Source data

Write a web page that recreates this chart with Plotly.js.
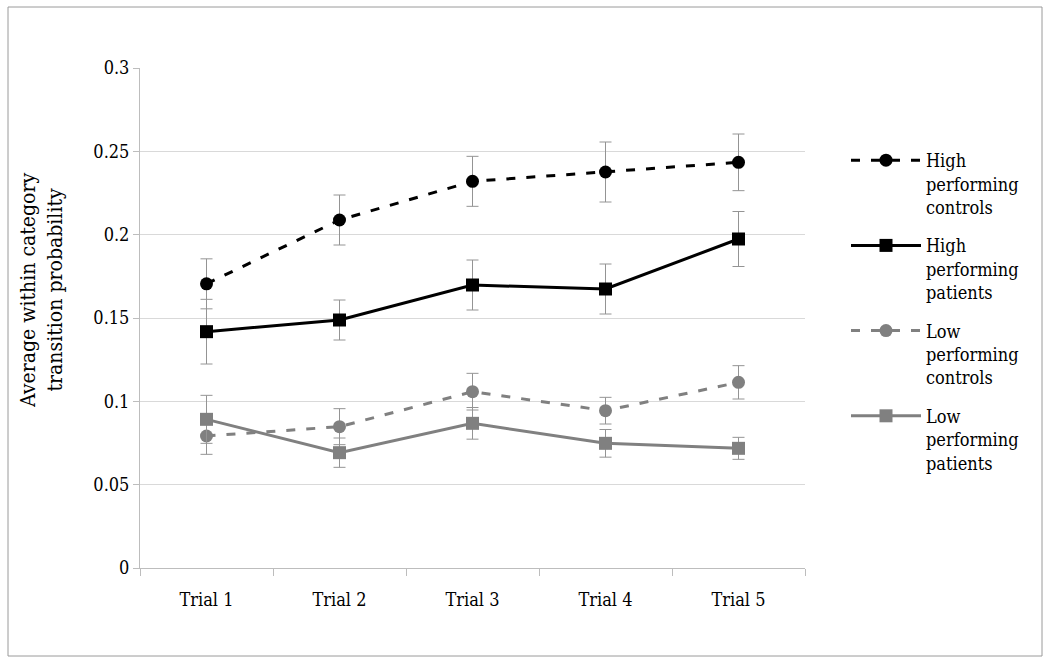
<!DOCTYPE html>
<html>
<head>
<meta charset="utf-8">
<script src="https://cdn.plot.ly/plotly-3.0.1.min.js"></script>
<style>
  html, body { margin: 0; padding: 0; background: #fff; }
  #chart { width: 1050px; height: 664px; }
</style>
</head>
<body>
<div id="chart"></div>
<script>
const trials = ["Trial 1", "Trial 2", "Trial 3", "Trial 4", "Trial 5"];

const hpcNames = "High<br>performing<br>controls";
const hpcVals = [0.1705, 0.2088, 0.2320, 0.2376, 0.2434];
const hpcErr  = [0.0150, 0.0150, 0.0150, 0.0180, 0.0170];

const hppNames = "High<br>performing<br>patients";
const hppVals = [0.1418, 0.1488, 0.1698, 0.1674, 0.1974];
const hppErr  = [0.0194, 0.0120, 0.0150, 0.0150, 0.0165];

const lpcNames = "Low<br>performing<br>controls";
const lpcVals = [0.0792, 0.0848, 0.1058, 0.0944, 0.1114];
const lpcErr  = [0.0110, 0.0108, 0.0110, 0.0080, 0.0100];

const lppNames = "Low<br>performing<br>patients";
const lppVals = [0.0892, 0.0692, 0.0868, 0.0748, 0.0718];
const lppErr  = [0.0144, 0.0088, 0.0095, 0.0083, 0.0066];

const yTitle = "Average within category<br>transition probability";

const FONT = "DejaVu Serif Condensed, DejaVu Serif, serif";
const errStyle = (arr) => ({type: "data", array: arr, visible: true, color: "#949494", thickness: 1, width: 6});

function series(name, group, y, err, color, dash, symbol, size) {
  return {
    type: "scatter", mode: "lines+markers", x: trials, y: y, name: name,
    legendgroup: group,
    line: {color: color, width: 3, dash: dash},
    marker: {color: color, symbol: symbol, size: size},
    error_y: errStyle(err)
  };
}

const data = [
  series(hpcNames, "g1", hpcVals, hpcErr, "#000000", "9px,11px", "circle", 13),
  series(hppNames, "g2", hppVals, hppErr, "#000000", "solid", "square", 13),
  series(lpcNames, "g3", lpcVals, lpcErr, "#808080", "9px,11px", "circle", 13),
  series(lppNames, "g4", lppVals, lppErr, "#808080", "solid", "square", 13)
];

const ml = 140, mr = 245, mt = 68, mb = 96;
const pw = 1050 - ml - mr, ph = 664 - mt - mb;
const px = (v) => (v - ml) / pw;
const py = (v) => (664 - mb - v) / ph;

const layout = {
  width: 1050, height: 664,
  margin: {l: ml, r: mr, t: mt, b: mb, pad: 0},
  paper_bgcolor: "#ffffff", plot_bgcolor: "#ffffff",
  font: {family: FONT, size: 18, color: "#000"},
  showlegend: true,
  legend: {
    x: px(846), y: py(142), xanchor: "left", yanchor: "top",
    font: {family: FONT, size: 18, color: "#000"},
    traceorder: "grouped", tracegroupgap: 12, valign: "top", itemwidth: 70,
    bgcolor: "rgba(0,0,0,0)"
  },
  xaxis: {
    type: "category",
    showgrid: false, zeroline: false,
    showline: true, linecolor: "#bdbdbd", linewidth: 1,
    ticks: "outside", tickson: "boundaries", ticklen: 7, tickcolor: "#bdbdbd",
    ticklabelstandoff: 15,
    tickfont: {family: FONT, size: 18, color: "#000"},
    range: [-0.5, 4.5]
  },
  yaxis: {
    range: [0, 0.3], dtick: 0.05, tick0: 0,
    showgrid: true, gridcolor: "#d9d9d9", gridwidth: 1,
    zeroline: false,
    showline: true, linecolor: "#bdbdbd", linewidth: 1,
    ticks: "outside", ticklen: 6, tickcolor: "#bdbdbd",
    tickfont: {family: FONT, size: 18, color: "#000"}
  },
  annotations: [{
    text: yTitle, xref: "paper", yref: "paper",
    x: px(41), y: py(291), xanchor: "center", yanchor: "middle",
    textangle: -90, showarrow: false, align: "center",
    font: {family: FONT, size: 21, color: "#000"}
  }],
  shapes: [{
    type: "rect", xref: "paper", yref: "paper",
    x0: px(8), x1: px(1042), y0: py(656), y1: py(7),
    line: {color: "#9a9a9a", width: 1}, fillcolor: "rgba(0,0,0,0)", layer: "below"
  }]
};

Plotly.newPlot("chart", data, layout, {displayModeBar: false, staticPlot: true});
</script>
</body>
</html>
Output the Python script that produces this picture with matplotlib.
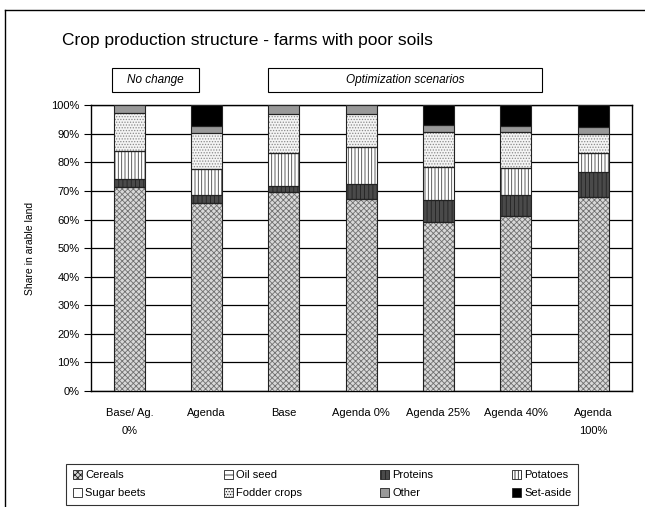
import matplotlib
matplotlib.use('Agg')
import matplotlib.pyplot as plt
from matplotlib.patches import Rectangle, Patch
from matplotlib.lines import Line2D
import numpy as np

plt.rcParams['font.family'] = ['Liberation Sans', 'DejaVu Sans']
plt.rcParams['hatch.linewidth'] = 0.6

scenarios = ['Base/ Ag.\n0%', 'Agenda', 'Base', 'Agenda 0%', 'Agenda 25%', 'Agenda 40%', 'Agenda\n100%']

# shares in % of arable land
cereals     = [71.5, 65.8, 69.8, 67.3, 59.1, 61.1, 67.8]
oil_seed    = [0, 0, 0, 0, 0, 0, 0]
proteins    = [2.6, 2.9, 1.9, 5.3, 7.8, 7.5, 8.8]
potatoes    = [10.0, 9.0, 11.6, 12.7, 11.6, 9.6, 6.6]
sugar_beets = [0, 0, 0, 0, 0, 0, 0]
fodder      = [13.1, 12.5, 13.8, 11.8, 12.3, 12.4, 6.6]
other       = [2.8, 2.7, 2.9, 2.9, 2.3, 2.3, 2.6]
set_aside   = [0, 7.1, 0, 0, 6.9, 7.1, 7.8]

series = [
    ('Cereals', cereals, dict(fc='#d8d8d8', hatch='xxxxxx', hc='#707070')),
    ('Oil seed', oil_seed, dict(fc='white', hatch='---', hc='black')),
    ('Proteins', proteins, dict(fc='#4a4a4a', hatch='||||', hc='#222222')),
    ('Potatoes', potatoes, dict(fc='white', hatch='|||||', hc='#444444')),
    ('Sugar beets', sugar_beets, dict(fc='white', hatch='', hc='black')),
    ('Fodder crops', fodder, dict(fc='#f4f4f4', hatch='......', hc='#8a8a8a')),
    ('Other', other, dict(fc='#999999', hatch='', hc='#999999')),
    ('Set-aside', set_aside, dict(fc='black', hatch='', hc='black')),
]

W, H = 645, 507
fig = plt.figure(figsize=(W / 100, H / 100), dpi=100)
ax = fig.add_axes([90.7 / W, 1 - 391 / H, (631.7 - 90.7) / W, (391 - 105.3) / H])

x = np.arange(len(scenarios))
bottom = np.zeros(len(scenarios))
handles = []
for name, vals, st in series:
    vals = np.array(vals, dtype=float)
    plt.rcParams['hatch.color'] = st['hc']
    ax.bar(x, vals, 0.4, bottom=bottom, color=st['fc'], hatch=st['hatch'],
           edgecolor=st['hc'], linewidth=0, zorder=3)
    ax.bar(x, vals, 0.4, bottom=bottom, fill=False, edgecolor='#222222',
           linewidth=0.8, zorder=4)
    handles.append(Patch(facecolor=st['fc'], hatch=st['hatch'], edgecolor='#222222',
                         linewidth=0.6, label=name))
    bottom += vals

ax.set_xlim(-0.5, 6.5)
ax.set_ylim(0, 100)
ax.set_yticks(np.arange(0, 101, 10))
ax.set_yticklabels([f'{v}%' for v in range(0, 101, 10)])
ax.set_xticks(x)
ax.set_xticklabels(scenarios, linespacing=2.0, va='top')
ax.tick_params(axis='x', length=0, pad=12, labelsize=8)
ax.tick_params(axis='y', length=5, width=0.8, direction='out', pad=3, labelsize=8)
ax.yaxis.grid(True, color='black', linewidth=0.9, zorder=0)
ax.set_axisbelow(True)
for s in ax.spines.values():
    s.set_linewidth(1.0)
    s.set_color('black')
ax.set_ylabel('Share in arable land', fontsize=7.5, labelpad=12)

fig.text(62 / W, 1 - 40 / H, 'Crop production structure - farms with poor soils',
         fontsize=12.5, ha='left', va='center')

# scenario group boxes
for (x0, x1), txt in [((111.7, 199), 'No change'), ((268.3, 541.7), 'Optimization scenarios')]:
    fig.add_artist(Rectangle((x0 / W, 1 - 92 / H), (x1 - x0) / W, 24 / H,
                             transform=fig.transFigure, fill=False,
                             edgecolor='black', linewidth=0.8))
    fig.text((x0 + x1) / 2 / W, 1 - 80 / H, txt, fontsize=8.5, style='italic',
             ha='center', va='center')

# outer frame
fig.add_artist(Line2D([5 / W, 5 / W], [0, 1 - 10 / H], color='black', linewidth=1.0,
                      transform=fig.transFigure))
fig.add_artist(Line2D([5 / W, 1], [1 - 10 / H, 1 - 10 / H], color='black', linewidth=1.0,
                      transform=fig.transFigure))

order = [0, 4, 1, 5, 2, 6, 3, 7]
leg = fig.legend([handles[i] for i in order], [handles[i].get_label() for i in order],
                 ncol=4, loc='lower left', mode='expand',
                 bbox_to_anchor=(66 / W, 1 - 505 / H, (578 - 66) / W, 50 / H),
                 fontsize=8, frameon=True, fancybox=False, edgecolor='black',
                 handlelength=0.8, handleheight=0.8, handletextpad=0.3,
                 borderpad=0.6, labelspacing=0.7, borderaxespad=0)
leg.get_frame().set_linewidth(0.8)

fig.savefig('out.png', dpi=100)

### WHAT IS REQUIRED
Of the lines above, quote exactly those from the one with "Output the Python" through the one with "scenarios = ['Base/", ends included; pictures stay out.

### ANSWER TO THIS PROBLEM
Output the Python script that produces this picture with matplotlib.
import matplotlib
matplotlib.use('Agg')
import matplotlib.pyplot as plt
from matplotlib.patches import Rectangle, Patch
from matplotlib.lines import Line2D
import numpy as np

plt.rcParams['font.family'] = ['Liberation Sans', 'DejaVu Sans']
plt.rcParams['hatch.linewidth'] = 0.6

scenarios = ['Base/ Ag.\n0%', 'Agenda', 'Base', 'Agenda 0%', 'Agenda 25%', 'Agenda 40%', 'Agenda\n100%']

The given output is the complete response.